History may be written by the victors, but the vanquished always try to get in their licks. When it became clear last week that John Tory and his Progressive Conservatives weren’t going to achieve their dream of a majority government in Ontario, his supporters cranked up the spin machine. I could hear its whirring behind the calls I took about election issues on my Toronto radio show. Conservatives were hoping they could deny the punditocracy an unflattering portrayal of their leader and party by preemptively offering their own narrative. I’ve noticed three principal themes.

The first is the rather huffy assertion that the voters are simply misguided — or even out and out stupid. Admittedly, this is an argument raised only by the most embittered. (It should also be noted that the left has been known to trot out the same complaint as well: When George W. Bush was re-elected in 2004, Britain’s Daily Mirror ran a full-page cover featuring the President, along with the banner headline, “How can 59,054,087 people be so DUMB?”)

Whether from left or right, it’s a patronizing supposition. Every party plays to the same electorate. To dismiss one portion of the voters is to slander the entire population. Worse, it suggests a level of arrogance since it presumes that the superiority of your party is so self-evident that only an idiot could fail to recognize it.
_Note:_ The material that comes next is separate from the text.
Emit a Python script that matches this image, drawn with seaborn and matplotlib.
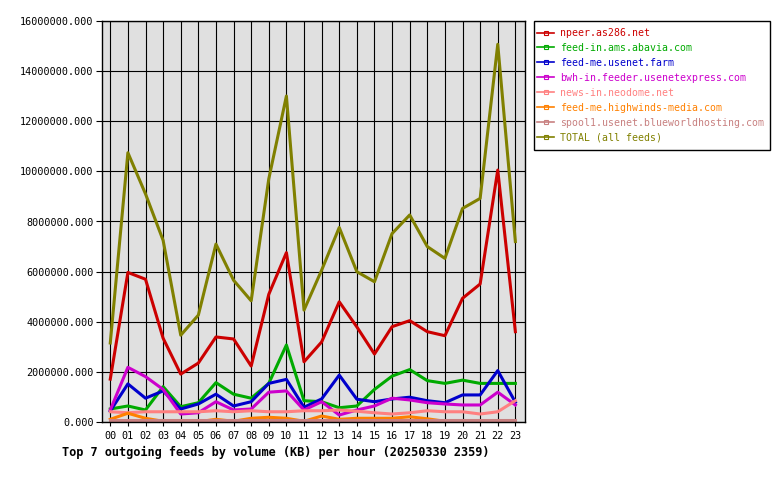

A somewhat more sophisticated talking point is that John Tory is just too good a man; that he was an innocent eaten alive by the savagery of our political process. No small number of my talk-radio colleagues argued that Tory’s devouring would become a cautionary tale for any other titan of business who might consider a life in public service.
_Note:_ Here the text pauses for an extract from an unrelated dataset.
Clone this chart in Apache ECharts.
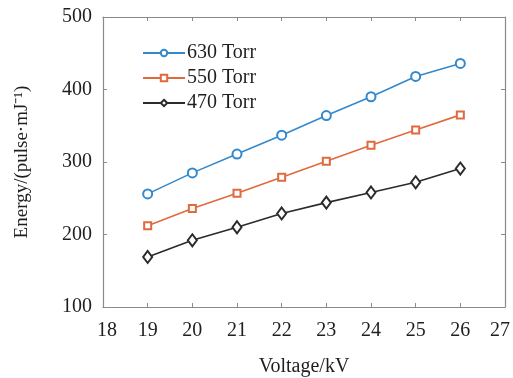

John Tory is indeed a good and decent man with an admirable record in the private sector and in public service. But to represent him as some kind of wide-eyed Tyro is a stretch. Tory contested one of the most competitive mayoralty races in Toronto’s history and nearly won. He fought two party stalwarts for the leadership of the provincial Conservatives, won a seat in the Ontario legislature and served two-and-a-half years before the launch of the campaign.
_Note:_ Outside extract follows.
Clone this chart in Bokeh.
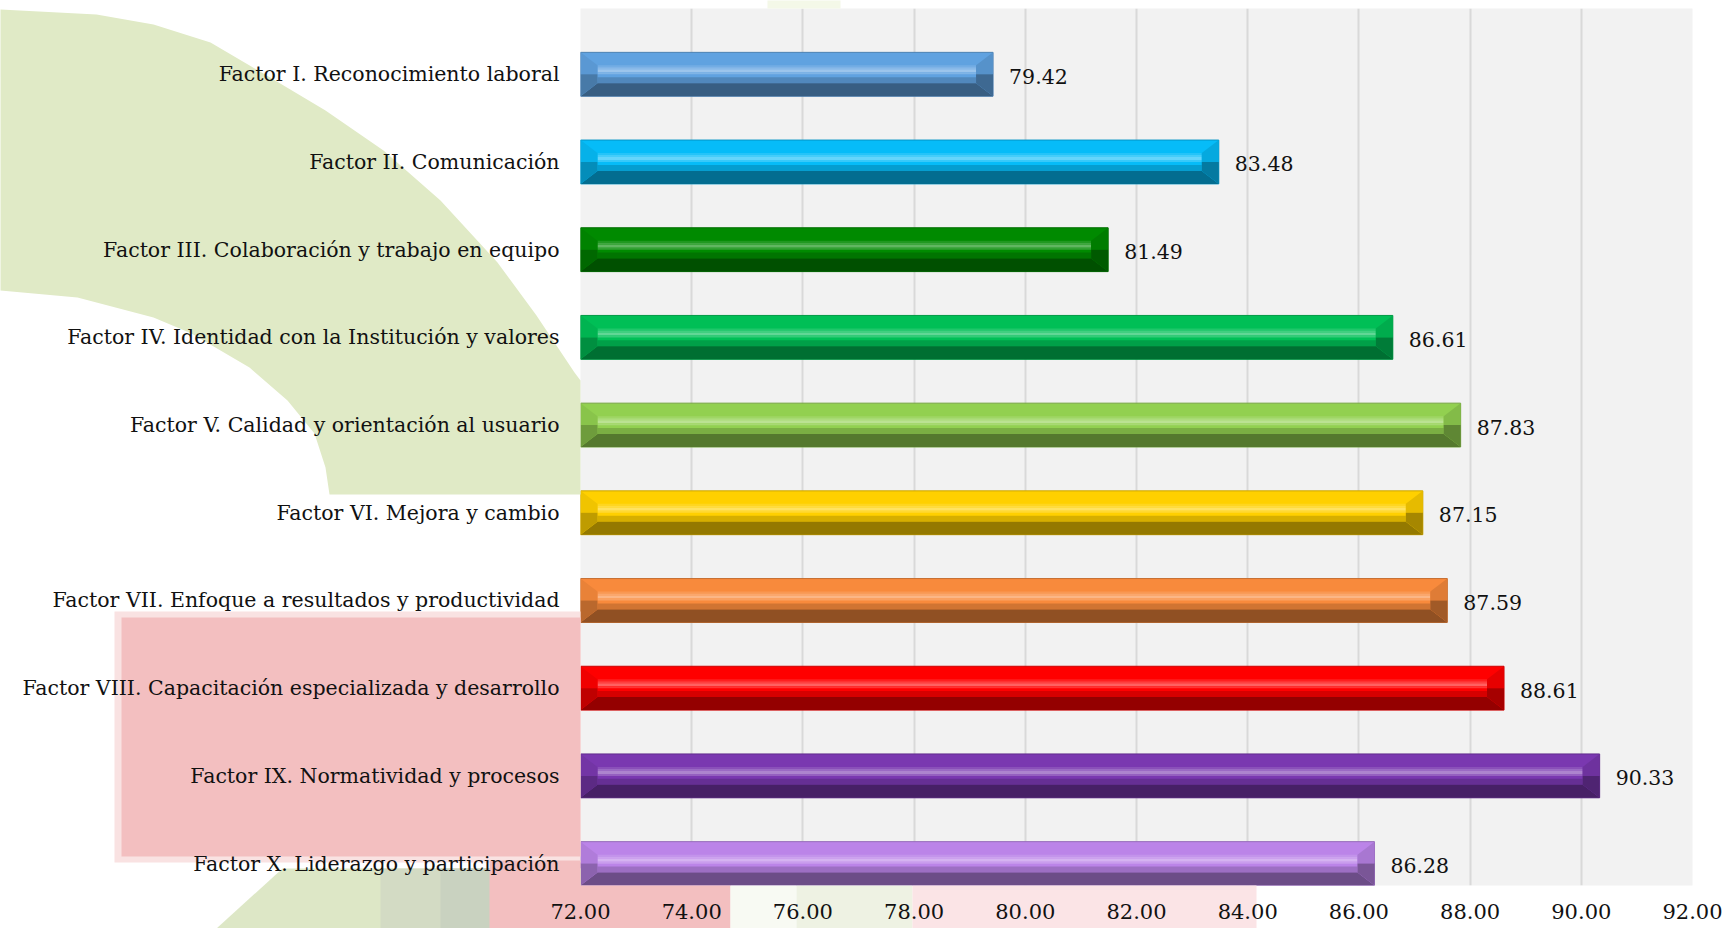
from bokeh.plotting import figure
from bokeh.models import (Range1d, LinearAxis, FixedTicker, NumeralTickFormatter,
                          ColumnDataSource, Grid)
from bokeh.core.properties import value
from bokeh.embed import file_html
from bokeh.resources import INLINE

# ---------------- data ----------------
categories = [
    "Factor I. Reconocimiento laboral",
    "Factor II. Comunicación",
    "Factor III. Colaboración y trabajo en equipo",
    "Factor IV. Identidad con la Institución y valores",
    "Factor V. Calidad y orientación al usuario",
    "Factor VI. Mejora y cambio",
    "Factor VII. Enfoque a resultados y productividad",
    "Factor VIII. Capacitación especializada y desarrollo",
    "Factor IX. Normatividad y procesos",
    "Factor X. Liderazgo y participación",
]
values = [79.42, 83.48, 81.49, 86.61, 87.83, 87.15, 87.59, 88.61, 90.33, 86.28]
bar_colors = ["#60a2e0", "#06bcf8", "#008a00", "#00bf56", "#92d050",
              "#ffd000", "#f88a3c", "#ff0000", "#7a38b0", "#bb84e8"]
x_ticks = [72, 74, 76, 78, 80, 82, 84, 86, 88, 90, 92]

# ---------------- layout constants ----------------
W, H = 1731, 928
LEFT, RIGHT, TOP, BOTTOM = 580, 39, 8, 43
X0, X1 = 72, 92
FW = W - LEFT - RIGHT
FH = H - TOP - BOTTOM
PX_X = FW / (X1 - X0)
PX_Y = FH / 10.0
FONT = "DejaVu Serif"
FS = "20.5px"

def px2x(px):
    return X0 + (px - LEFT) / PX_X

def py2y(py):
    return (H - BOTTOM - py) / PX_Y

def mix(c, t, a):
    c = c.lstrip("#")
    r, g, b = int(c[0:2], 16), int(c[2:4], 16), int(c[4:6], 16)
    tv = 255 if t == "w" else 0
    r = round(r + (tv - r) * a); g = round(g + (tv - g) * a); b = round(b + (tv - b) * a)
    return "#%02x%02x%02x" % (r, g, b)

n = len(categories)
pos = [n - 1 + 0.25 - i for i in range(n)]

p = figure(width=W, height=H, output_backend="svg", toolbar_location=None,
           x_range=Range1d(X0, X1), y_range=Range1d(0, 10),
           x_axis_type=None, y_axis_type=None,
           min_border_left=LEFT, min_border_right=RIGHT,
           min_border_top=TOP, min_border_bottom=BOTTOM)
p.background_fill_color = "#f2f2f2"
p.border_fill_color = "white"
p.outline_line_color = None

# ---------------- background decorations (slide artwork around the plot area) ----------------
# every shape touches the plot-area edge so that it is not culled
deco_xs, deco_ys, deco_c = [], [], []
def deco(pts, color):
    deco_xs.append([px2x(x) for x, y in pts])
    deco_ys.append([py2y(y) for x, y in pts])
    deco_c.append(color)

green = "#e0eac6"
outer = [(0, 9), (96, 14), (153, 24), (210, 42), (268, 76), (325, 110), (383, 150),
         (440, 200), (497, 262), (536, 315), (574, 372), (580, 380)]
inner = [(0, 290), (77, 297), (153, 317), (191, 333), (249, 367), (287, 400),
         (314, 433), (325, 467), (329, 494)]
deco(outer + [(580, 494)] + inner[::-1], green)
deco([(767, 0), (840, 0), (840, 8), (767, 8)], "#f4f8e8")
deco([(282, 868), (580, 868), (580, 928), (216, 928)], "#dde7c6")
deco([(380, 868), (580, 868), (580, 928), (380, 928)], "#d3dbc4")
deco([(440, 868), (580, 868), (580, 928), (440, 928)], "#c9d2c0")
deco([(114, 611), (580, 611), (580, 862), (114, 862)], "#f9e2e2")
deco([(121, 617), (580, 617), (580, 856), (121, 856)], "#f3bfc0")
deco([(489, 860), (580, 860), (580, 885), (730, 885), (730, 928), (489, 928)], "#f3bfc0")
deco([(730, 885), (796, 885), (796, 928), (730, 928)], "#f8faf3")
deco([(796, 885), (912, 885), (912, 928), (796, 928)], "#eef2e3")
deco([(912, 885), (1256, 885), (1256, 928), (912, 928)], "#fbe4e6")
p.patches(deco_xs, deco_ys, fill_color=deco_c, line_color=None, level="guide")

# ---------------- axes ----------------
xax = LinearAxis(ticker=FixedTicker(ticks=x_ticks), formatter=NumeralTickFormatter(format="0.00"))
xax.axis_line_color = None
xax.major_tick_line_color = None
xax.minor_tick_line_color = None
xax.major_tick_out = 0
xax.major_label_standoff = 18
xax.major_label_text_font = FONT
xax.major_label_text_font_size = "21px"
xax.major_label_text_color = "#111111"
xax.level = "overlay"
p.add_layout(xax, "below")

yax = LinearAxis(ticker=FixedTicker(ticks=pos),
                 major_label_overrides={pp: c for pp, c in zip(pos, categories)})
yax.axis_line_color = None
yax.major_tick_line_color = None
yax.minor_tick_line_color = None
yax.major_tick_out = 0
yax.major_label_standoff = 21
yax.major_label_text_font = FONT
yax.major_label_text_font_size = FS
yax.major_label_text_color = "#111111"
yax.level = "overlay"
p.add_layout(yax, "left")

g = Grid(dimension=0, ticker=FixedTicker(ticks=x_ticks))
g.grid_line_color = "#d9d9d9"
g.grid_line_width = 2
p.add_layout(g)

# ---------------- bars with bevel ----------------
bxd = 17 / PX_X
byd = 13 / PX_Y
h2 = 0.5 / 2
u = 1 / PX_Y

src = ColumnDataSource(dict(y=pos, right=values, color=bar_colors,
                            line=[mix(c, "k", 0.2) for c in bar_colors]))
p.hbar(y="y", left=X0, right="right", height=0.5, source=src,
       fill_color="color", line_color="line", line_width=1)

faces_xs, faces_ys, faces_c = [], [], []
bands_y, bands_h, bands_l, bands_r, bands_c = [], [], [], [], []
for v, c, col in zip(values, pos, bar_colors):
    t, b = c + h2, c - h2
    L = X0
    for off, hh, colr in [(0, 2, mix(col, "w", 0.12)), (2, 2, mix(col, "w", 0.25)),
                          (4, 3, mix(col, "w", 0.38)), (7, 2, mix(col, "w", 0.2)),
                          (16, 3, mix(col, "k", 0.06))]:
        bands_y.append(t - byd - (off + hh / 2) * u); bands_h.append(hh * u)
        bands_l.append(L + bxd); bands_r.append(v - bxd); bands_c.append(colr)
    bands_y.append(b + byd + 3 * u); bands_h.append(6 * u)
    bands_l.append(L + bxd); bands_r.append(v - bxd); bands_c.append(mix(col, "k", 0.16))
    faces_xs.append([L, v, v - bxd, L + bxd]); faces_ys.append([b, b, b + byd, b + byd])
    faces_c.append(mix(col, "k", 0.42))
    faces_xs.append([v, v, v - bxd, v - bxd]); faces_ys.append([t, c, c, t - byd])
    faces_c.append(mix(col, "k", 0.1))
    faces_xs.append([v, v, v - bxd, v - bxd]); faces_ys.append([c, b, b + byd, c])
    faces_c.append(mix(col, "k", 0.35))
    faces_xs.append([L, L + bxd, L + bxd, L]); faces_ys.append([t, t - byd, c, c])
    faces_c.append(mix(col, "k", 0.06))
    faces_xs.append([L, L + bxd, L + bxd, L]); faces_ys.append([c, c, b + byd, b])
    faces_c.append(mix(col, "k", 0.25))

p.hbar(y=bands_y, left=bands_l, right=bands_r, height=bands_h,
       fill_color=bands_c, line_color=None)
p.patches(faces_xs, faces_ys, fill_color=faces_c, line_color=None)

lab = ColumnDataSource(dict(x=values, y=pos, text=["%.2f" % v for v in values]))
p.text(x="x", y="y", text="text", source=lab, x_offset=16, y_offset=2,
       text_baseline="middle", text_align="left",
       text_font=value(FONT), text_font_size=FS, text_color="#111111")

open("out.html", "w").write(file_html(p, INLINE))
He’s a big boy, capable of taking on all comers. He wasn’t the victim of a vicious and soulless process. He made his own mistakes — first in running to head the wrong party, and second in embracing a faith-based schools policy that any Ontarian (save for his advisers) could have told him would become an unrecoverable fumble. Tory has not been consumed by the process nor suffered character assassination at the hands of the Liberals. In a fair fight, an able man has simply failed to win the population’s favour.